- _Record excerpts_:
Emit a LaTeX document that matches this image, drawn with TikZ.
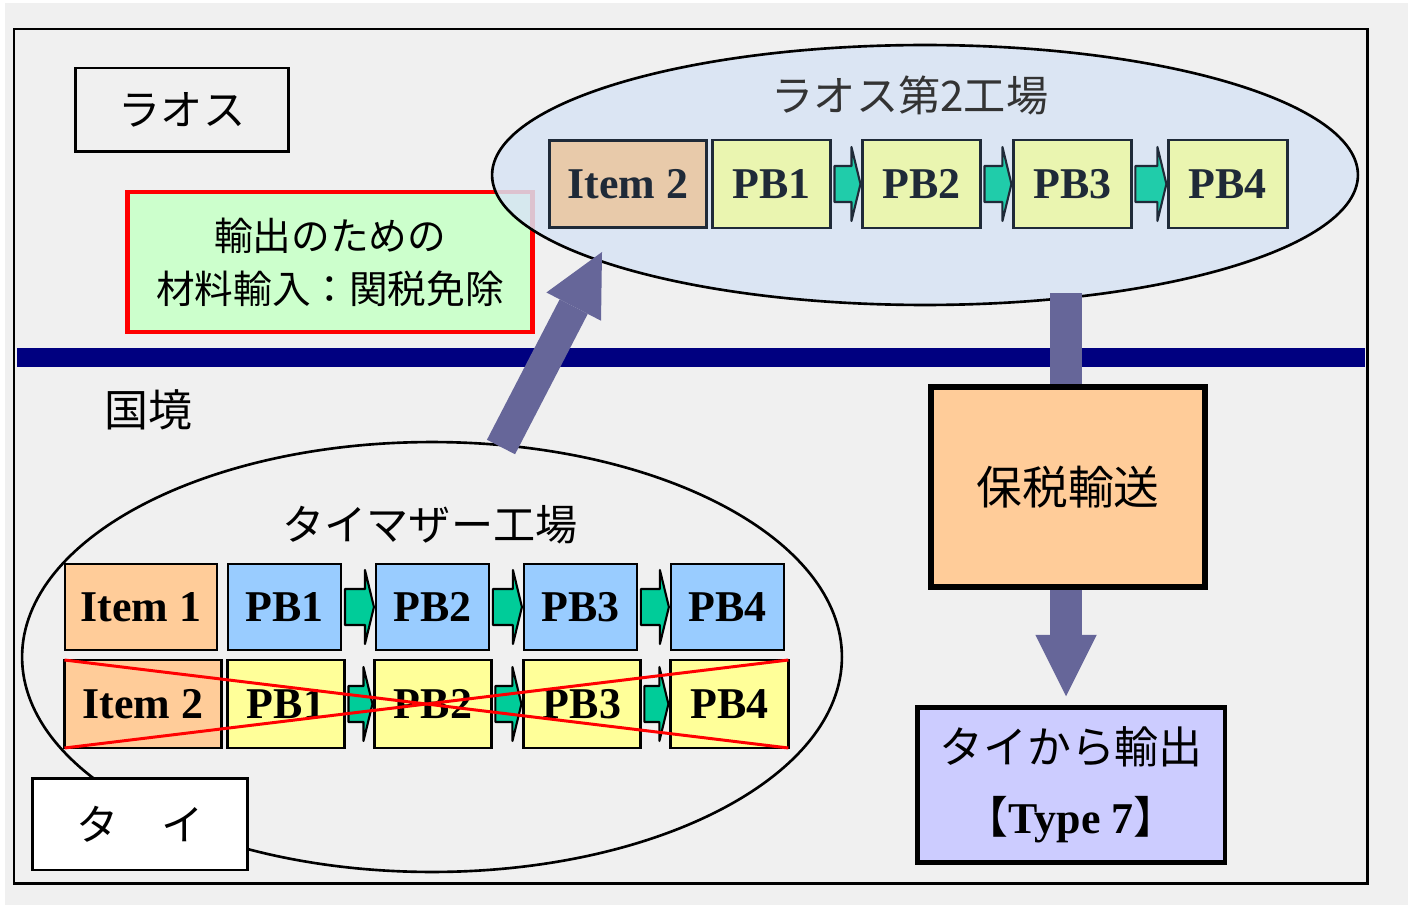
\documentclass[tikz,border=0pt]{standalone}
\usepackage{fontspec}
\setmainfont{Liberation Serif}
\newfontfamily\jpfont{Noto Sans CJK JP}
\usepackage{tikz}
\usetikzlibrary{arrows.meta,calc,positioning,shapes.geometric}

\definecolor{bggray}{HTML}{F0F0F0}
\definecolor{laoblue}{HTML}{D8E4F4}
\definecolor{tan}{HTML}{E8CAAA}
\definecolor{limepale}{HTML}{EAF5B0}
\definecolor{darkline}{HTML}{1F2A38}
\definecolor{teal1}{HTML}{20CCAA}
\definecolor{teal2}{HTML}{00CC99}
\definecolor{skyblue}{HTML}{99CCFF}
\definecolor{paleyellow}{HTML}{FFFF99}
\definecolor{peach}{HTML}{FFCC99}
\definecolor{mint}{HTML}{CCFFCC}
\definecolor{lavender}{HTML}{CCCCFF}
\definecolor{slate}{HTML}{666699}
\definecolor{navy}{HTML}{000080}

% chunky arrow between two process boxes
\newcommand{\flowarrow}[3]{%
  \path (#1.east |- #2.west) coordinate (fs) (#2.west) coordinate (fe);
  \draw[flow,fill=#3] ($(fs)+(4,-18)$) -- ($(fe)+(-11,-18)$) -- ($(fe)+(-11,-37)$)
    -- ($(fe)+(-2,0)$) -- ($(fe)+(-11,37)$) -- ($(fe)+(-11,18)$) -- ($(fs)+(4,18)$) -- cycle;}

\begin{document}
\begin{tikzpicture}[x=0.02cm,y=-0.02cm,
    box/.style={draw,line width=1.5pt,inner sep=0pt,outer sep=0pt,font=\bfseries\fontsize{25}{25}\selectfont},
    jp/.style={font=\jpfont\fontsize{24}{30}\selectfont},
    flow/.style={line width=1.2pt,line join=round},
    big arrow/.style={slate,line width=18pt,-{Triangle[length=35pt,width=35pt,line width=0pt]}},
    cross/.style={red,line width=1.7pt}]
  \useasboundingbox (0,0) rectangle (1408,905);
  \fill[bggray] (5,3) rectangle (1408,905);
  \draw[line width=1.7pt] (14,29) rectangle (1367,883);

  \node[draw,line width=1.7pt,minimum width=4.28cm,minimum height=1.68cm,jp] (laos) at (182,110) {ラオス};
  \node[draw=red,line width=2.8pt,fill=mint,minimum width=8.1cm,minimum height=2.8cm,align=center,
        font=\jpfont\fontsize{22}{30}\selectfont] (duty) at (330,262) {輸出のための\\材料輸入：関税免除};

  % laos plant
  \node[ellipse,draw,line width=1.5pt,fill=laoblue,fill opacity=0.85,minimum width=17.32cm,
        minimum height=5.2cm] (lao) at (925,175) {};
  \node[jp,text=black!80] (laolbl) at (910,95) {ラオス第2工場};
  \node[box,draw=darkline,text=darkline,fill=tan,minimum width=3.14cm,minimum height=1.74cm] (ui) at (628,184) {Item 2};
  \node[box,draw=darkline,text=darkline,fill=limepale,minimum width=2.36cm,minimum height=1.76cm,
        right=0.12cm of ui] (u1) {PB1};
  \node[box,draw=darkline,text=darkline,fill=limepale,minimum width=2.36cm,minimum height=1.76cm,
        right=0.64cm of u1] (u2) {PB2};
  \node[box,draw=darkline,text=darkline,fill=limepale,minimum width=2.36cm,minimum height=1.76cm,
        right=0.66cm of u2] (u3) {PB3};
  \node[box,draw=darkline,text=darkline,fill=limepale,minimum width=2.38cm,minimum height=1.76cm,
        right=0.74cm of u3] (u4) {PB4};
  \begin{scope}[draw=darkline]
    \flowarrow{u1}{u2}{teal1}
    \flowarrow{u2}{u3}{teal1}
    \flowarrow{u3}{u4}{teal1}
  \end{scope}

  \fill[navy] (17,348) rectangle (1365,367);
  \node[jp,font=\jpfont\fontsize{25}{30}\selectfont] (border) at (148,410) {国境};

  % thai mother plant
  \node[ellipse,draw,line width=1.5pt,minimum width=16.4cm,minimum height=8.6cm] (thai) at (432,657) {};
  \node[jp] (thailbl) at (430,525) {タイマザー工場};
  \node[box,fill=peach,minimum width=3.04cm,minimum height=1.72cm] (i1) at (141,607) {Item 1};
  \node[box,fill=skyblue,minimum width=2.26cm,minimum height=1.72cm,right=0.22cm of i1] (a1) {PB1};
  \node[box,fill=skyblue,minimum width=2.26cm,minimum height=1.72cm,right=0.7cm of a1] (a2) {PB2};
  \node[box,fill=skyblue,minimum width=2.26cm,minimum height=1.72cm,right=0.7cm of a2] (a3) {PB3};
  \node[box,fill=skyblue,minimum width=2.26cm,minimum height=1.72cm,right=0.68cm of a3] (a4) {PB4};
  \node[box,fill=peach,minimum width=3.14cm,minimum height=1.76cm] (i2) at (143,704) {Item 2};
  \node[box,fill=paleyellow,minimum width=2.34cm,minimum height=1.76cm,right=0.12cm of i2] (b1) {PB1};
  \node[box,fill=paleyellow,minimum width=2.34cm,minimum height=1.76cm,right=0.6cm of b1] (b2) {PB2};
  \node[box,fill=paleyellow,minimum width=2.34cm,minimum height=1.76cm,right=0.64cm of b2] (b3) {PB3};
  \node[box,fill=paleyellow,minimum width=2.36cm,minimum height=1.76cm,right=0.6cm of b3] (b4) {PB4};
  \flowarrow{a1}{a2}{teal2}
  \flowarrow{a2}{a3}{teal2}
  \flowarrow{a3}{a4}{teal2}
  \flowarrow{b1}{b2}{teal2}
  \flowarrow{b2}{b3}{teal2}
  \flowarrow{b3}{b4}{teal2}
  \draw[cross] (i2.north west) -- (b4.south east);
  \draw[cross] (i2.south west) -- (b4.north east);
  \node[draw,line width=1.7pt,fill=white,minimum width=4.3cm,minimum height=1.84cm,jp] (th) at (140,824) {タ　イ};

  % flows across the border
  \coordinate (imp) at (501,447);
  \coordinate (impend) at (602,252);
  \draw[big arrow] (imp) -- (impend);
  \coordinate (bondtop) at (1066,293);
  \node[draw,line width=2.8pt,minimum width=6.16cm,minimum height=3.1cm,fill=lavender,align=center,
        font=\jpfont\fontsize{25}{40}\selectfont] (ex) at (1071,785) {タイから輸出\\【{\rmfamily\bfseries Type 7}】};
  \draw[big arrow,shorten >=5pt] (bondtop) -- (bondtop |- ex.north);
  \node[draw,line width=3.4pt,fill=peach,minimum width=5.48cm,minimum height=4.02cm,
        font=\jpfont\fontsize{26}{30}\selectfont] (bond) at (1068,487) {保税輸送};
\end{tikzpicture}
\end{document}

...

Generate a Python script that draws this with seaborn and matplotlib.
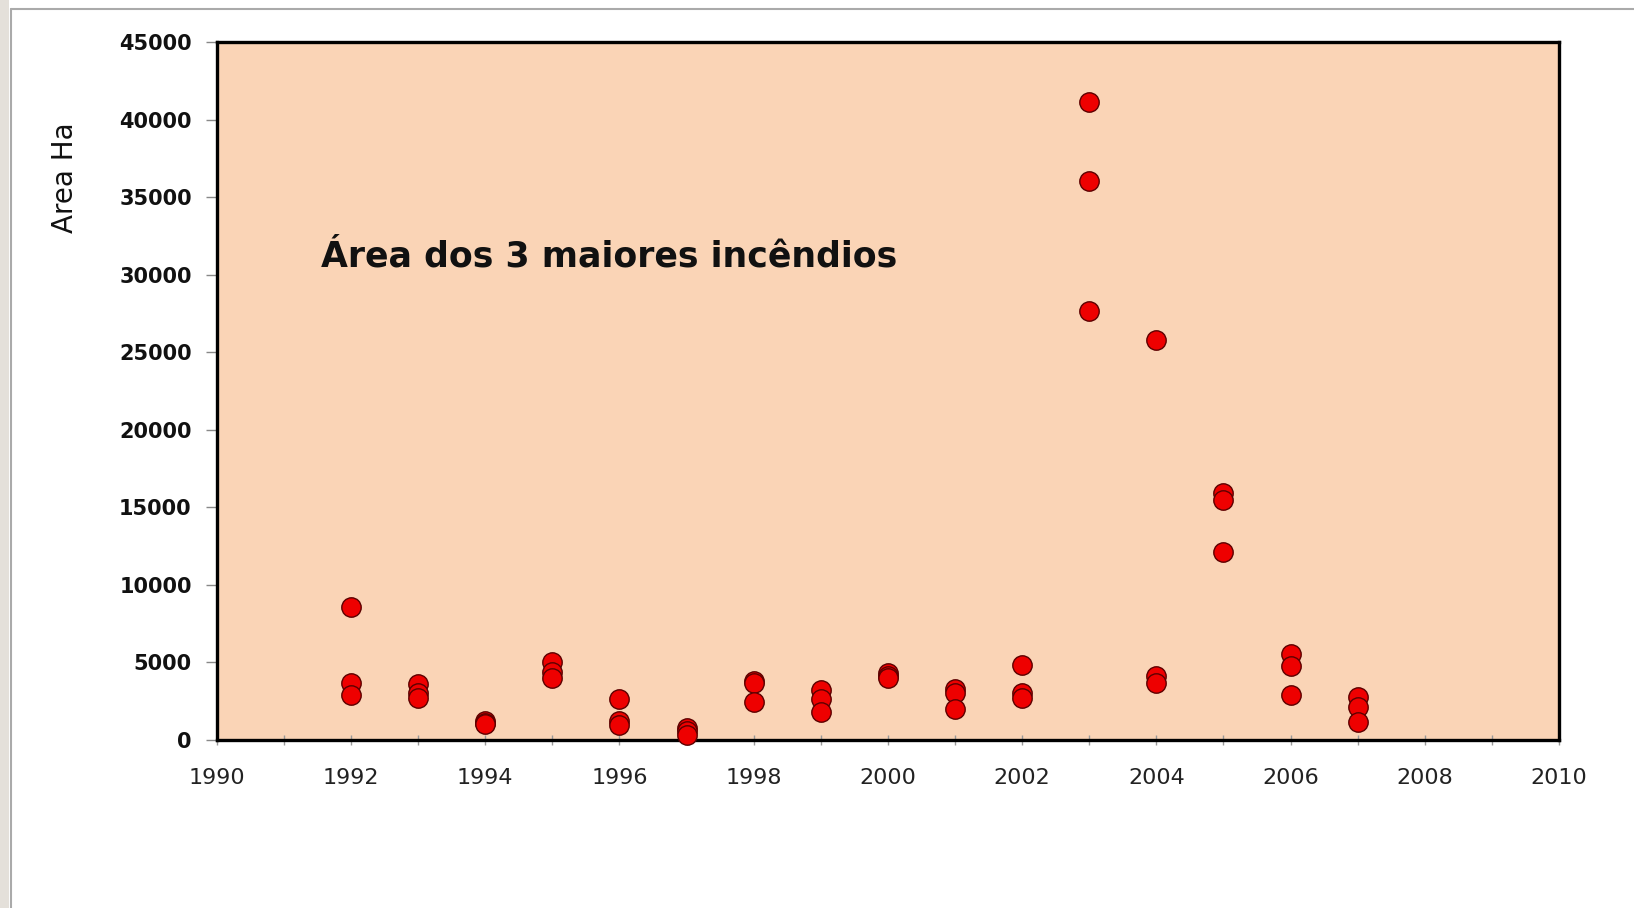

* * *

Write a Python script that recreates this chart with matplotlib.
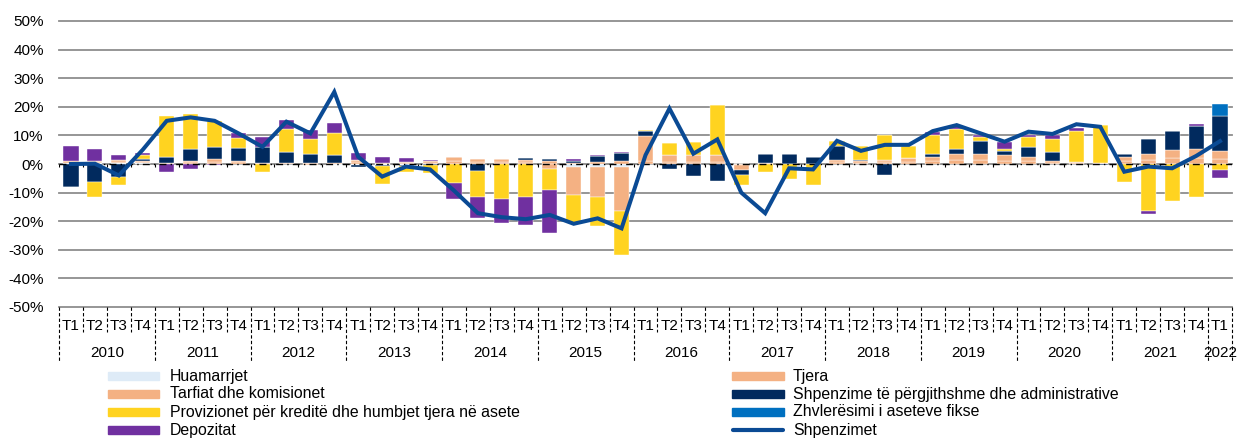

- _Set exercise_: Extract every line that has the string "matplotlib" in it.

- _Correct output_:
Generate a Python script that draws this with seaborn and matplotlib.
Write a Python script that recreates this chart with matplotlib.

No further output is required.